Whenever one is referring to Nicodemus or the amulet I always used the choir, and the whole thing climaxed as the house was being lifted. It was a very emotional experience – belief and faith is really what it’s all about, and when it finally triumphs, that’s it.
I think it’s very interesting – I had never seen the coloration until; actually, we had the answer print, because I was writing it all to pencil drawings which were run at the house every day on a moviola. Then to see it all a sudden come to life – even when we were dubbing it had still been in black and white – it was just emotionally incredible! And it would not have been as effective without the music. It’s a great example of what music can do in a film.
Did you work with the lyricists on the songs, or were the words added after you’d already composed the primary theme?
I worked with Paul (Williams) on the lyrics, we worked together on that.
I would imagine that, since the animation would have to follow your music during the song sequences, you were brought into the project early on?
No. They animated the end title to the music, but it was a rush job. We did a piano version of it with the rhythm and they animated to that. The lullaby sequence was not that closely followed – in other words, I followed the animation there.
How closely did you work with the director and the animators?
Very closely. I was on the phone constantly with them, or they’d come over to the house. My dupe was in black and white, and they’d bring their color copy over so I could see it. They were constantly adding footage, and it was always, you know, “what’s going on here?” and “what’s happening here?”
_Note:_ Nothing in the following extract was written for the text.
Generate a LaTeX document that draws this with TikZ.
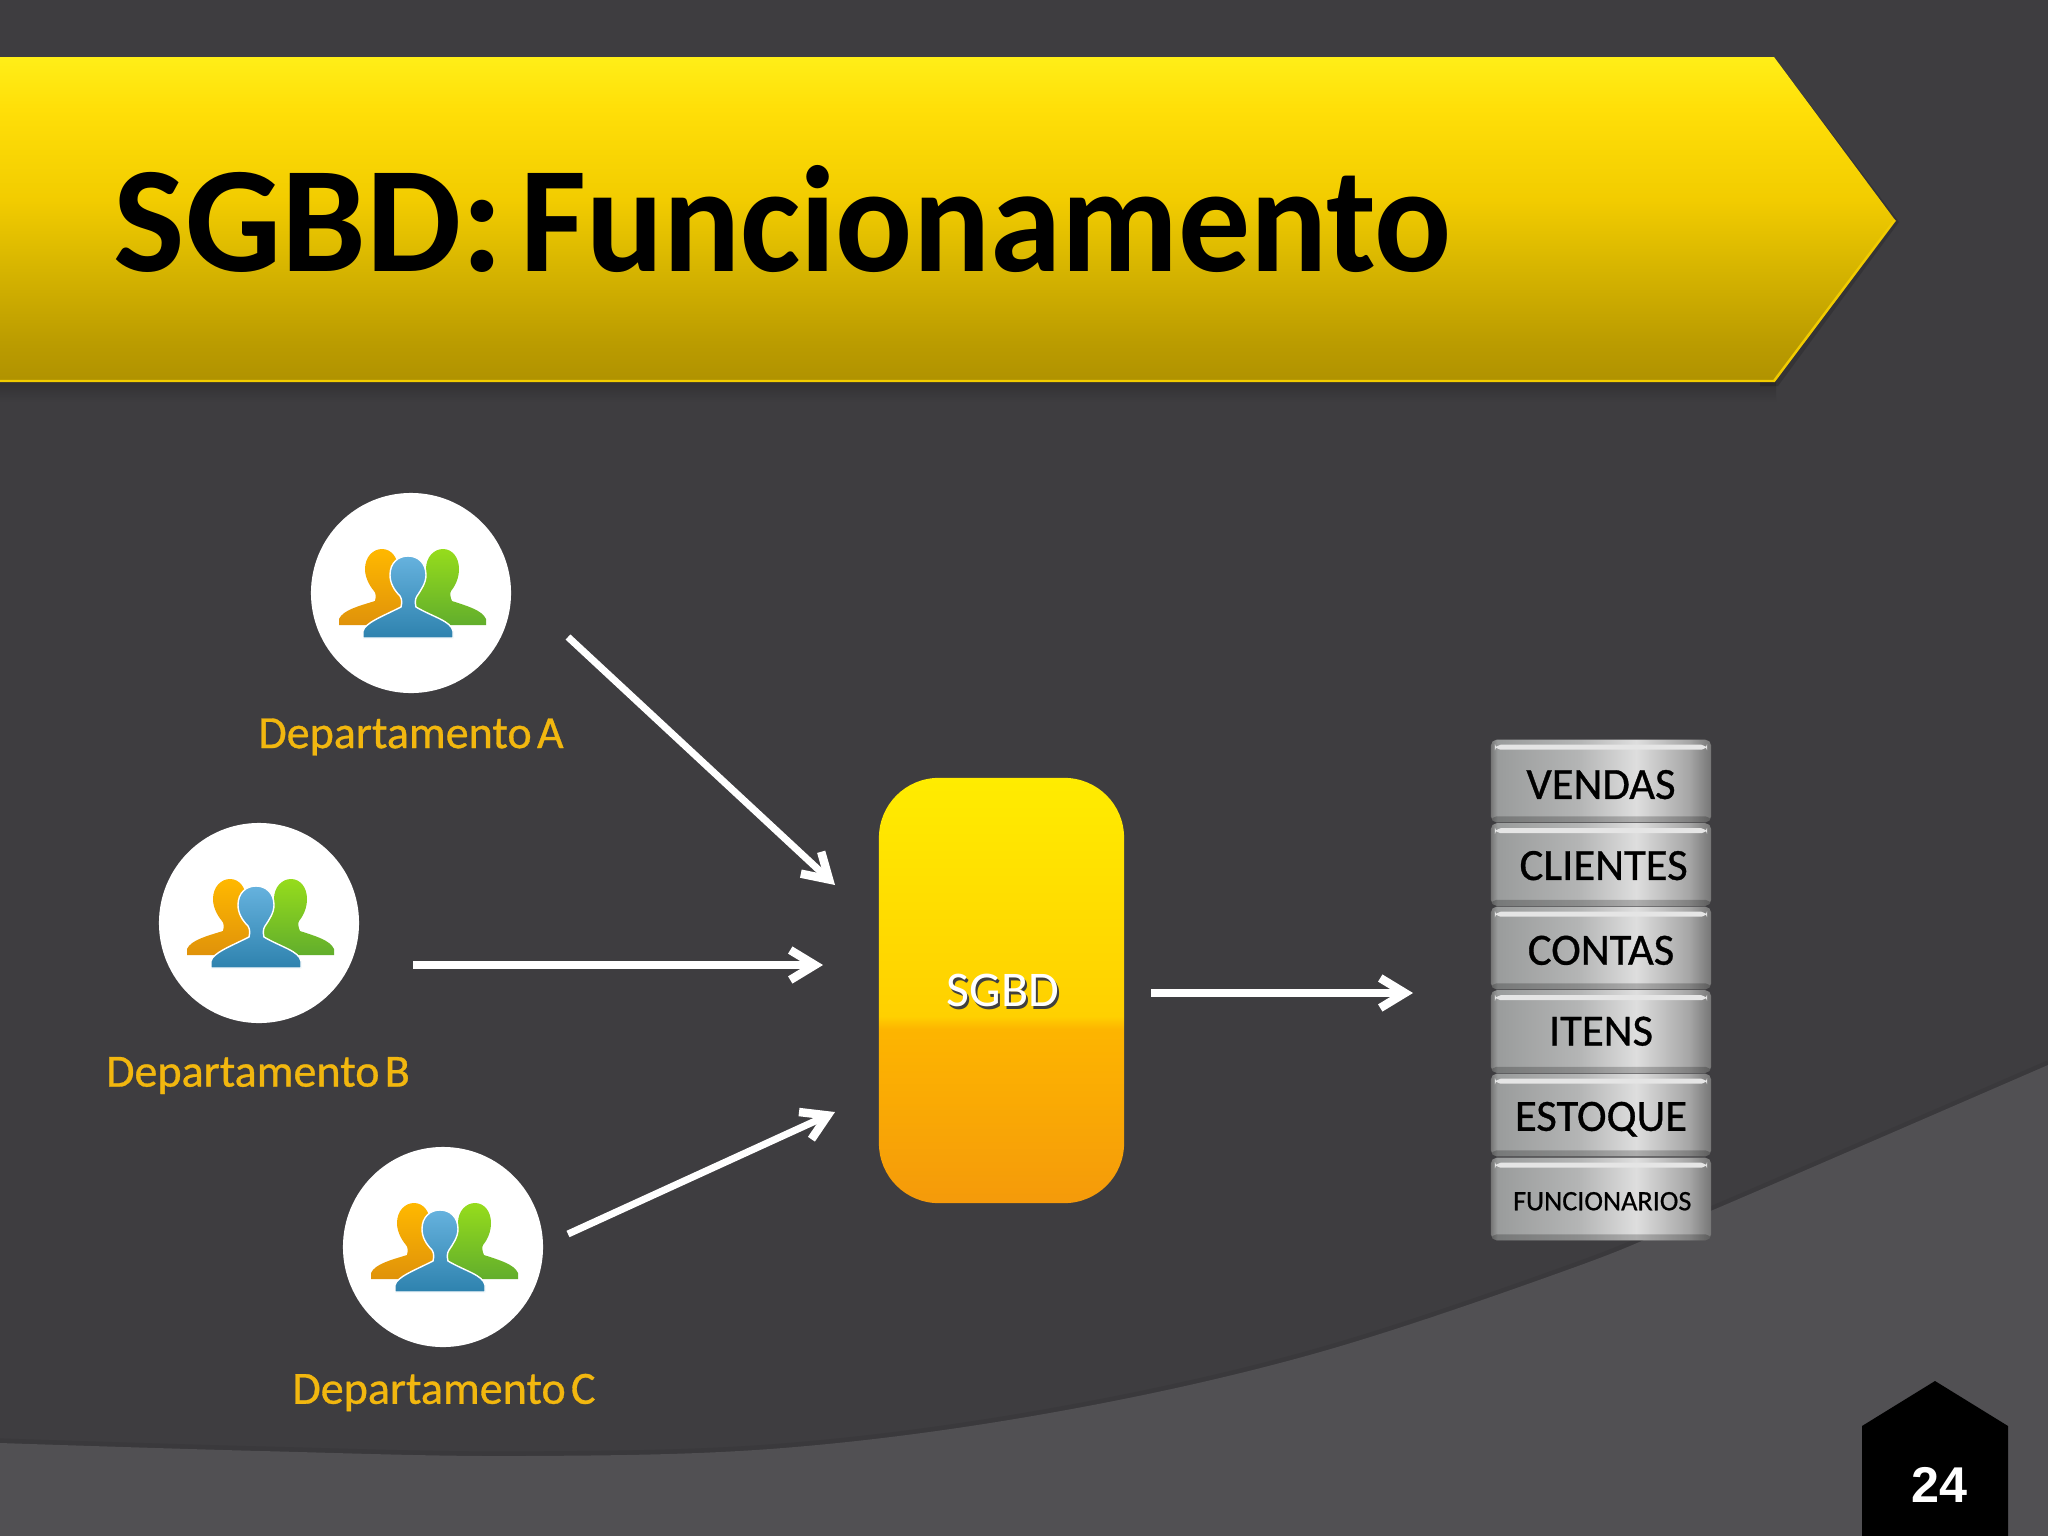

Were there any such problems in scoring some of the special effects sequences in POLTERGEIST?
Yep. The difference is that in animation the footage is usually not going to change. You have drawings and you know approximately the footage. In POLTERGEIST you never knew. The sequence where the Victorian ghost comes down the stairs was originally blocked to be twice as long. If you hear the album and see the picture you’ll see where it had to be cut for the picture. When the effects came in, there were only half as much of them.
So you had to re-time the entire cue?
It was too late, the music was done and the picture was going to open, so it had to be cut manually.
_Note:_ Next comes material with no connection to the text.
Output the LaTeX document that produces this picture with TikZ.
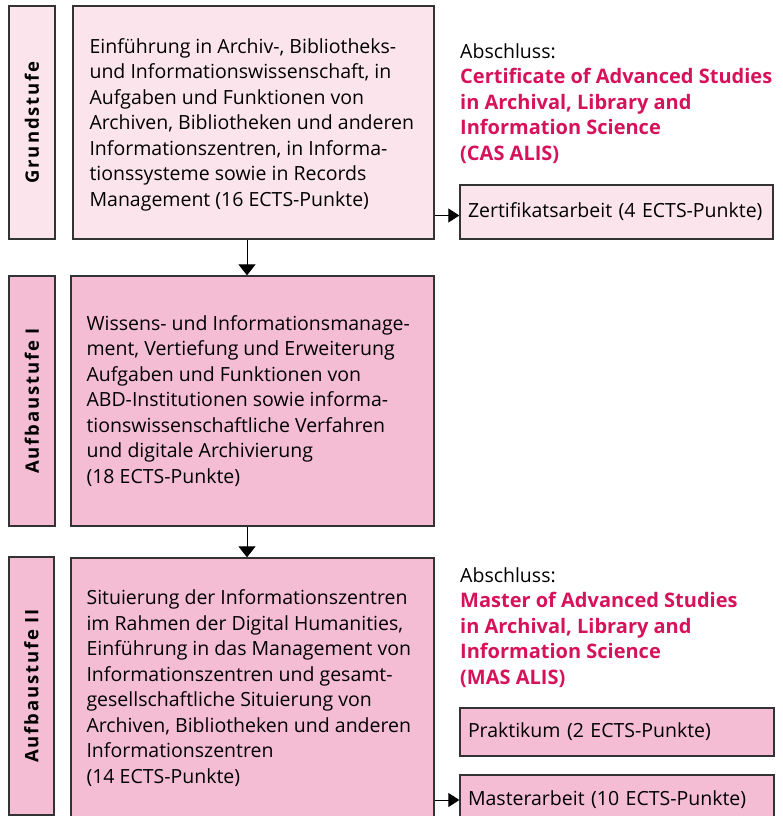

Does that at all bother you, when you’re scoring something and everything isn’t quite prepared for you? Do you wish you had more time?
With special effects there’s never time! I mean, I’ve gone through enough of them, now; the only one where I didn’t have these major problems was on STAR TREK. The only major problem there was that I didn’t finish recording it until five days before the picture opened. But it was impossible to write, there was nothing blocked out on that one. In POLTERGEIST, at least it was blocked out. Of course, you’d like to have it all there, visually, but Steven’s very articulate and gave me very accurate interpretations of what it’d look like visually. No one really would know what the monster was going look like – there were various versions of it and a lot of things that were supposed to be were cut out; some were lightened, some changed position. It was much later, after the music had been recorded, that the special effects started coming in, but that’s what you’re dealing with when you have special effects.
Something that’s been said about your work previously is that, unlike many other film composers, there seems to be a great variety your composing style. In other words, your scores do not retain distinctive stylistic similarities that seem to characterize scores of some other composers. To what would you attribute this?
I’ve heard that said many times. It seems like it’s me, and that’s that. Certain composers are doing the same thing over and over again, which I feel is sort of uninteresting I don’t find that you grow very much in that way I like to keep changing, trying to do new things. Basically, I’m saying the same thing with a little different twist on it.
Any final comments on these two scores?
Just that I was very fortunate that two pictures in a row turned out to be two of my most pleasant experiences, and I think resulted in two of my better scores.